→ GIVEN REQUEST:
Leaving out all pictures, copy exactly the lines from the one containing "Give me the seaborn" down to the one containing "import seaborn as sns", both of them included.

[Data listing]

※

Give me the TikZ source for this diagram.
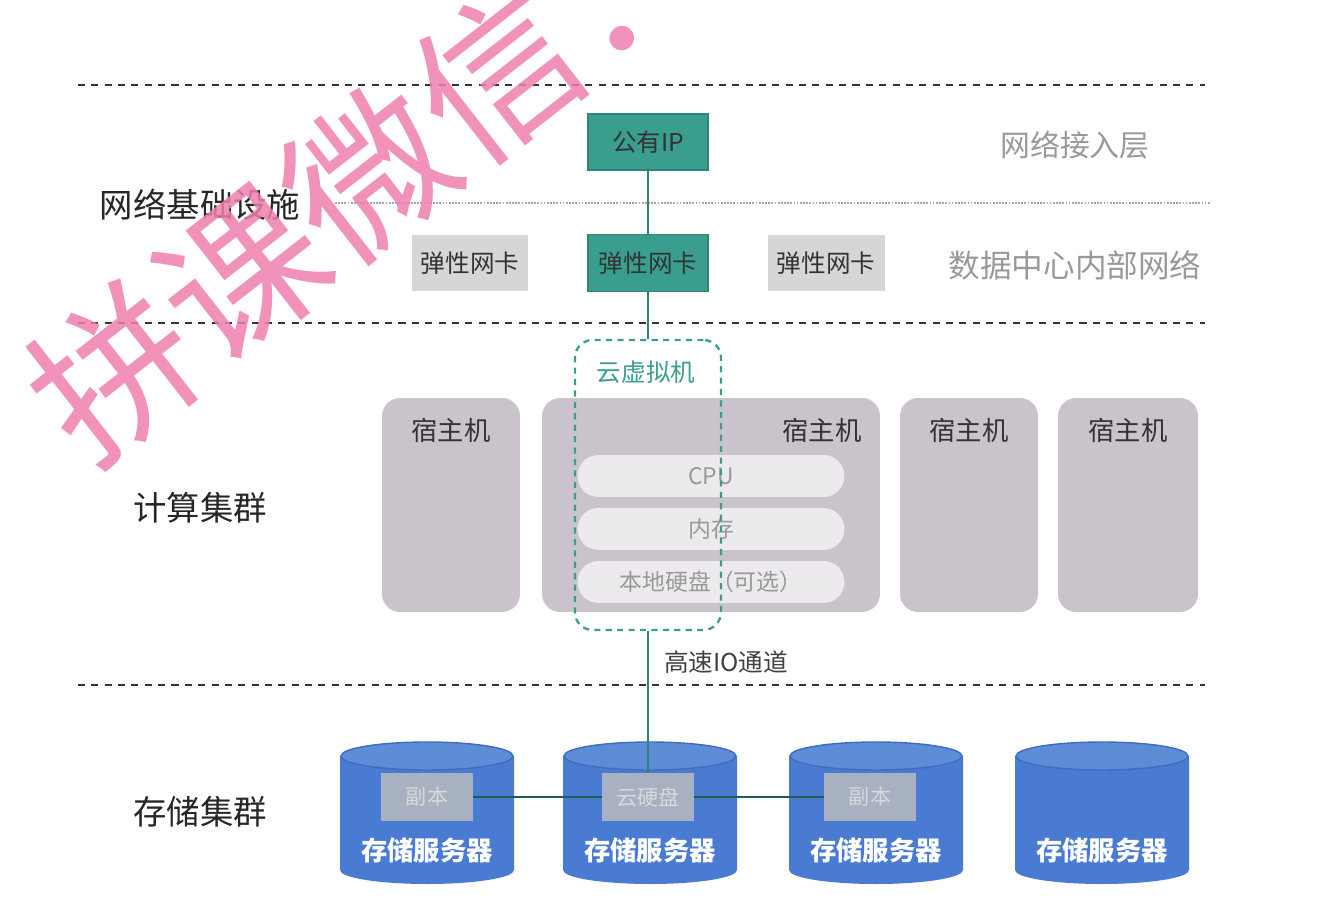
\documentclass[tikz,border=0pt]{standalone}
\usepackage{fontspec}
\setmainfont{Noto Sans CJK SC}
\definecolor{tealbox}{HTML}{3A9E8F}
\definecolor{tealdark}{HTML}{2E8577}
\definecolor{hostfill}{HTML}{CBC3CC}
\definecolor{pillfill}{HTML}{EDEAEE}
\definecolor{cylbody}{HTML}{4A7BD2}
\definecolor{cyltop}{HTML}{5E8DD8}
\definecolor{cylrim}{HTML}{3F6CC2}
\definecolor{wmpink}{HTML}{EE7FAE}
\begin{document}
\begin{tikzpicture}[x=0.02cm,y=-0.02cm]
\tikzset{layer line/.style={line width=1.6pt,dash pattern=on 4pt off 3.6pt,color=black!80},
sub line/.style={line width=0.8pt,dash pattern=on 1pt off 0.8pt,color=black!35},
side title/.style={font=\fontsize{19}{19}\selectfont,text=black!85},
side note/.style={font=\fontsize{17}{17}\selectfont,text=black!40},
teal box/.style={draw=tealdark,fill=tealbox,line width=0.8pt,inner sep=0pt,minimum width=2.4cm,minimum height=1.12cm,font=\fontsize{14}{14}\selectfont,text=black!80},
gray nic/.style={fill=black!16,inner sep=0pt,minimum width=2.34cm,minimum height=1.14cm,font=\fontsize{14}{14}\selectfont,text=black!80},
host/.style={fill=hostfill,rounded corners=0.36cm,inner sep=0pt,minimum height=4.28cm},
host label/.style={font=\fontsize{15}{15}\selectfont,text=black!80},
pill/.style={fill=pillfill,rounded corners=0.42cm,inner sep=0pt,minimum width=5.34cm,minimum height=0.84cm,font=\fontsize{13}{13}\selectfont,text=black!40},
vm box/.style={draw=tealbox,line width=1.3pt,dash pattern=on 3.5pt off 3pt,rounded corners=0.35cm,inner sep=0pt,minimum width=2.92cm,minimum height=5.8cm},
link/.style={draw=tealdark,line width=1.3pt},
store link/.style={draw=tealdark!70!black,line width=1.2pt},
copy box/.style={fill=black!25,fill opacity=0.8,text opacity=1,inner sep=0pt,minimum width=1.84cm,minimum height=0.96cm,font=\fontsize{12}{12}\selectfont,text=white!85!black},
store text/.style={font=\bfseries\fontsize{15}{15}\selectfont,text=white}}
\useasboundingbox (0,0) rectangle (1328,918);
% layers
\draw[layer line] (78,85) -- (1205,85);
\draw[sub line] (335,203) -- (1210,203);
\draw[layer line] (78,323) -- (1205,323);
\draw[layer line] (78,685) -- (1205,685);
\node[side title] (netinfra) at (200,205) {网络基础设施};
\node[side title] (compute) at (200,508) {计算集群};
\node[side title] (storage) at (200,812) {存储集群};
\node[side note] (access) at (1075,145) {网络接入层};
\node[side note,font=\fontsize{18}{18}\selectfont] (dcnet) at (1075,265) {数据中心内部网络};
% network
\node[teal box] (ip) at (648,142) {公有IP};
\node[gray nic] (nicA) at (470,263) {弹性网卡};
\node[teal box,minimum height=1.14cm] (nicB) at (648,263) {弹性网卡};
\node[gray nic] (nicC) at (826,263) {弹性网卡};
% hosts
\node[host,minimum width=2.76cm] (hostA) at (451,505) {};
\node[host,minimum width=6.76cm] (hostB) at (711,505) {};
\node[host,minimum width=2.76cm] (hostC) at (969,505) {};
\node[host,minimum width=2.8cm] (hostD) at (1128,505) {};
\node[host label] (lblA) at (451,430) {宿主机};
\node[host label] (lblB) at (822,430) {宿主机};
\node[host label] (lblC) at (969,430) {宿主机};
\node[host label] (lblD) at (1128,430) {宿主机};
\node[pill] (cpu) at (711,476) {CPU};
\node[pill] (mem) at (711,529) {内存};
\node[pill] (disk) at (711,582) {本地硬盘（可选）};
\node[vm box] (vm) at (648,485) {};
\node[font=\fontsize{14}{14}\selectfont,text=tealbox] (vmlbl) at (646,372) {云虚拟机};
\node[font=\fontsize{14}{14}\selectfont,text=black!75,anchor=west] (io) at (658,662) {高速IO通道};
% storage servers
\foreach \cx/\nm in {427/A,650/B,876/C,1102/D}{
\fill[cylbody] (\cx-87,756) -- (\cx-87,870) arc[start angle=180,end angle=0,x radius=87,y radius=14] -- (\cx+87,756) -- cycle;
\draw[cylrim,fill=cyltop,line width=0.8pt] (\cx,756) ellipse [x radius=86,y radius=14];
\node[store text] (srv\nm) at (\cx,850) {存储服务器};
}
\node[copy box] (repA) at (427,797) {副本};
\node[copy box] (vdisk) at (648,797) {云硬盘};
\node[copy box] (repC) at (870,797) {副本};
% connectors
\draw[link] (ip) -- (nicB);
\draw[link] (nicB) -- (vm);
\draw[link] (vm) -- (vdisk);
\draw[store link] (repA) -- (vdisk) -- (repC);
% watermark
\node[text=wmpink,opacity=0.85,rotate=38,font=\fontsize{92}{92}\selectfont] (wm) at (369,174) {拼课微信：};
\end{tikzpicture}
\end{document}
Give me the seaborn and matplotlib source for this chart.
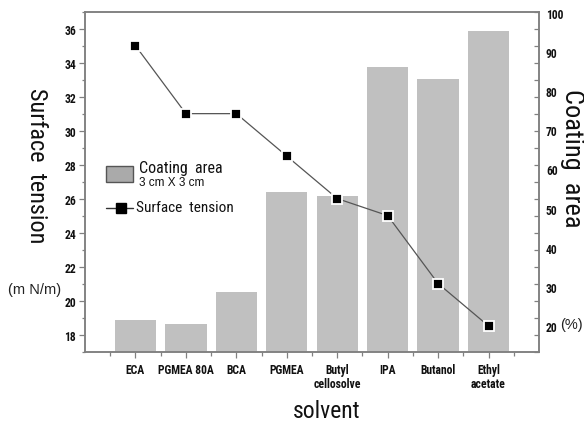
import numpy as np
import pandas as pd
import matplotlib
matplotlib.use("Agg")
import matplotlib.pyplot as plt
from matplotlib import font_manager
from matplotlib.patches import Rectangle
from matplotlib.lines import Line2D
from matplotlib.ticker import FixedLocator, MultipleLocator
import seaborn as sns

# ---- data ----
solvents = ["ECA", "PGMEA 80A", "BCA", "PGMEA", "Butyl\ncellosolve",
            "IPA", "Butanol", "Ethyl\nacetate"]
coating_area = [21.5, 20.5, 28.6, 54.2, 53.3, 86.2, 83.1, 95.4]      # %
surface_tension = [35.0, 31.0, 31.0, 28.5, 26.0, 25.0, 21.0, 18.5]   # mN/m
left_ticks = [18, 20, 22, 24, 26, 28, 30, 32, 34, 36]
right_ticks = [20, 30, 40, 50, 60, 70, 80, 90, 100]

sns.set_theme(style="white")


def find_narrow():
    # returns (family, stretch) of a condensed face if one is installed
    for fam in ("Liberation Sans Narrow", "Roboto Condensed",
                "Open Sans Condensed", "Arial Narrow"):
        try:
            font_manager.findfont(font_manager.FontProperties(family=fam),
                                  fallback_to_default=False)
            return fam, "normal", True
        except Exception:
            pass
    for fam in ("Roboto", "Open Sans", "Noto Sans", "DejaVu Sans"):
        try:
            p = font_manager.findfont(
                font_manager.FontProperties(family=fam, stretch="condensed",
                                            weight="bold"),
                fallback_to_default=False)
            if "ondensed" in p or "arrow" in p:
                return fam, "condensed", True
        except Exception:
            pass
    return "Liberation Sans", "normal", False


NFAM, NSTRETCH, HAVE_NARROW = find_narrow()
plt.rcParams["font.family"] = [NFAM, "DejaVu Sans"]
plt.rcParams["font.stretch"] = NSTRETCH
SANS = "Liberation Sans"
tick_fs = 8.4 if HAVE_NARROW else 7.7
title_fs = 17 if HAVE_NARROW else 16

W, H = 584, 427
fig = plt.figure(figsize=(W / 100, H / 100), dpi=100)
L, R, B, T = 85 / W, 539 / W, 1 - 352.5 / H, 1 - 12.7 / H
ax = fig.add_axes([L, B, R - L, T - B])
ax2 = ax.twinx()

df = pd.DataFrame({"solvent": solvents, "area": coating_area,
                   "tension": surface_tension})
pos = np.arange(len(solvents))

# bars on right axis
sns.barplot(data=df, x="solvent", y="area", ax=ax2, color="#c0c0c0",
            saturation=1, width=0.82, edgecolor="none", linewidth=0)
# line on left axis
sns.lineplot(x=pos, y=df["tension"], ax=ax, color="#555555", linewidth=0.9,
             marker="s", markersize=7, markerfacecolor="black",
             markeredgecolor="white", markeredgewidth=1.3)

ax.set_zorder(ax2.get_zorder() + 1)
ax.patch.set_visible(False)

ax.set_xlim(-1, 8)
ax.set_ylim(17, 37)
r0, r1 = 13.4, 100.4
ax2.set_ylim(r0, r1)

gray = "#808080"
for a in (ax, ax2):
    for s in a.spines.values():
        s.set_color(gray)
        s.set_linewidth(1.1)
        s.set_visible(True)

# x ticks
ax.set_xticks(pos)
ax.set_xticklabels(solvents, fontweight="bold", fontsize=tick_fs,
                   color="#111111", linespacing=1.1)
ax.xaxis.set_minor_locator(FixedLocator(np.arange(-0.5, 8, 1.0)))
ax.tick_params(axis="x", which="major", bottom=True, direction="out",
               length=4.5, width=0.9, color=gray, pad=4)
ax.tick_params(axis="x", which="minor", bottom=True, direction="out",
               length=3, width=0.9, color=gray)

# left y ticks
ax.set_yticks(left_ticks)
ax.set_yticklabels([str(v) for v in left_ticks], fontweight="bold",
                   fontsize=tick_fs, color="#111111")
ax.yaxis.set_minor_locator(MultipleLocator(1))
ax.tick_params(axis="y", which="major", left=True, direction="out",
               length=4.5, width=0.9, color=gray, pad=2)
ax.tick_params(axis="y", which="minor", left=True, direction="out",
               length=2.5, width=0.9, color=gray)
ax.set_xlabel("")
ax.set_ylabel("")

# right y axis: labels, with inward ticks mirrored from left scale
ax2.set_yticks(right_ticks)
ax2.set_yticklabels([str(v) for v in right_ticks], fontweight="bold",
                    fontsize=tick_fs, color="#111111")
mirror = [r0 + (v - 17) * (r1 - r0) / 20 for v in range(17, 38)]
ax2.yaxis.set_minor_locator(FixedLocator(mirror))
ax2.tick_params(axis="y", which="major", right=True, length=0, pad=5)
ax2.tick_params(axis="y", which="minor", right=True, direction="in",
                length=3.5, width=0.9, color=gray)
ax2.set_ylabel("")
ax2.set_xlabel("")
ax.grid(False)
ax2.grid(False)

# axis titles
fig.text(36 / W, 1 - 166 / H, "Surface  tension", rotation=270, ha="center",
         va="center", fontsize=title_fs + 0.5, color="#111111")
fig.text(35 / W, 1 - 290 / H, "(m N/m)", ha="center", va="center",
         fontsize=10.5, color="#222222", family=[SANS])
fig.text(571.5 / W, 1 - 158 / H, "Coating  area", rotation=270, ha="center",
         va="center", fontsize=title_fs + 2, color="#111111")
fig.text(571 / W, 1 - 325 / H, "(%)", ha="center", va="center",
         fontsize=10.5, color="#222222", family=[SANS])
fig.text(327 / W, 1 - 412 / H, "solvent", ha="center", va="center",
         fontsize=title_fs, color="#111111")

# legend drawn by hand
leg_fs = 11 if HAVE_NARROW else 10.5
fig.patches.append(Rectangle((106 / W, 1 - 182.5 / H), 27 / W, 16 / H,
                             transform=fig.transFigure, facecolor="#aaaaaa",
                             edgecolor="#555555", linewidth=1.0))
fig.text(139 / W, 1 - 169 / H, "Coating  area", ha="left", va="center",
         fontsize=leg_fs + 0.5, color="#111111")
fig.text(139 / W, 1 - 183.5 / H, "3 cm X 3 cm", ha="left", va="center",
         fontsize=8.5, color="#111111", family=[SANS])
fig.lines.append(Line2D([106 / W, 133 / W], [1 - 208.5 / H, 1 - 208.5 / H],
                        transform=fig.transFigure, color="#333333",
                        linewidth=1.0, marker=None))
fig.lines.append(Line2D([120.5 / W], [1 - 208.5 / H], transform=fig.transFigure,
                        marker="s", markersize=6.5, color="black",
                        linestyle="none"))
fig.text(136 / W, 1 - 208 / H, "Surface  tension", ha="left", va="center",
         fontsize=leg_fs, color="#111111")

fig.savefig("out.png", dpi=100)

※

→ TASK SOLUTION:
Give me the seaborn and matplotlib source for this chart.
import numpy as np
import pandas as pd
import matplotlib
matplotlib.use("Agg")
import matplotlib.pyplot as plt
from matplotlib import font_manager
from matplotlib.patches import Rectangle
from matplotlib.lines import Line2D
from matplotlib.ticker import FixedLocator, MultipleLocator
import seaborn as sns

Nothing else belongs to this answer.